Every worker, even the low-paid worker, is alert to their opportunities and take the best jobs that come to their notice but it is gaps in their information is the sand in the wheels of this search. As Manning (2005) observed in his superb Monopsony in Motion:
That important frictions exist in the labor market seems undeniable: people go to the pub to celebrate when they get a job rather than greeting the news with the shrug of the shoulders that we might expect if labor markets were frictionless. And people go to the pub to drown their sorrows when they lose their job rather than picking up another one straight away. The importance of frictions has been recognized since at least the work of Stigler (1961, 1962) (Manning 2005, p. 4).
The left has a certain view of how the labour market works and how to best move workers into better paying jobs. Standing against this are arguments that it is a want of information rather than weak bargaining power is what slows workers down from moving to a better job. As Stigler (1961, 1962) argued, information is costly to obtain in the labour market:
No worker, unless his degree of specialization is pathological, will ever be able to become informed on the prospective earnings which would be obtained from every one of these potential employers at any given time, let alone keep this information up to date. He faces the problem of how to acquire information on the wage rates, stability of employment, conditions of employment, and other determinants of job choice, and how to keep this information current (Stigler 1962, p. 94).
The left accepts that low-paid workers respond actively to news of better paying job opportunities. They do this by arguing that a living wage improves the quality of recruitment pools. More workers apply for the living wage vacancies on the news of a living wage policy. Fewer employees quit and they work harder in response to a living wage.
Activists should mind how they go by stressing an inequality of bargaining power but also letting through the door even one market discipline such as a sensitivity of wage offers and profits to job turnover rates:
Let us consider the extreme case of highly specialized, non-versatile labor. If we consider (a) the continuous replacement of personnel who gradually leave through competing employment openings, retirement and death, and (b) (in an expanding industry) the recruitment needed for expansion, we must recognize that the probability of the workers’ exploitation is remote. The observable labor turnover between firms suggests indeed that collusive action to reduce the price of labor has virtually never been regarded as profitable (Hutt 1973, p. 4).

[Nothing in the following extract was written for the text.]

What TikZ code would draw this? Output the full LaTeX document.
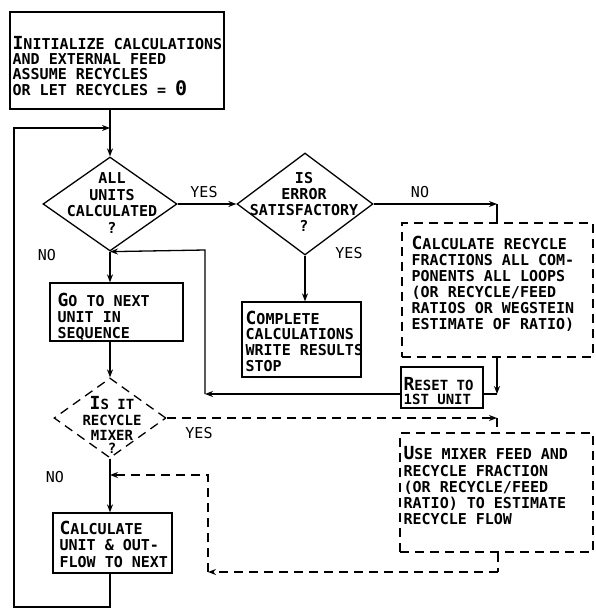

But not every worker knows there are better paying options which may be even just a few steps away from their current job. Information costs are a better explanation than pinning everything on an inequality in bargaining power. This is because information costs have a profound impact on labour market workings (Stigler 1962; Alchian 1969; Alchian and Allen 1967, 1983). For unequal bargaining power to keep the wages of the low-paid down, collusion must succeed between a great many employers recruiting across many industry and occupational labour markets (Hutt 1973, Alchian and Allen 1983).
More insight is gleaned from the fact that job seekers do not initially know the location of suitable vacancies, the wages for various skills, differences in job security and other factors. They must find this knowledge, keep it current and forecast whether better vacancies may open soon. Employers must learn the location, availability and asking wages of suitable applicants.
Long-term contracts arise to share risks and curb opportunism over sunken investments in specialised human capital. These factors lead to queues, unemployment, spare capacity, layoffs, shortages, inventories and non-price rationing in conjunction with wage rigidity (Alchian 1969; Alchian and Allen 1967, 1983). Labour market analysis must stay within McCloskey’s maxim that
Every piece of economic analysis is not complete until everyone is earning only normal profits, or at least the analyst can identify a reason why not (McCloskey 1985).
The labour market has good and bad jobs, the jobs that can pay more than or less than the going rate, resulting from the costs of job search and matching. These good and bad jobs arise from the element of chance in every job search and job match rather than betting it all on an enduring employer conspiracy to keep wages down. Some workers are paid less than the going rate because they are down on their luck rather than under the thumb.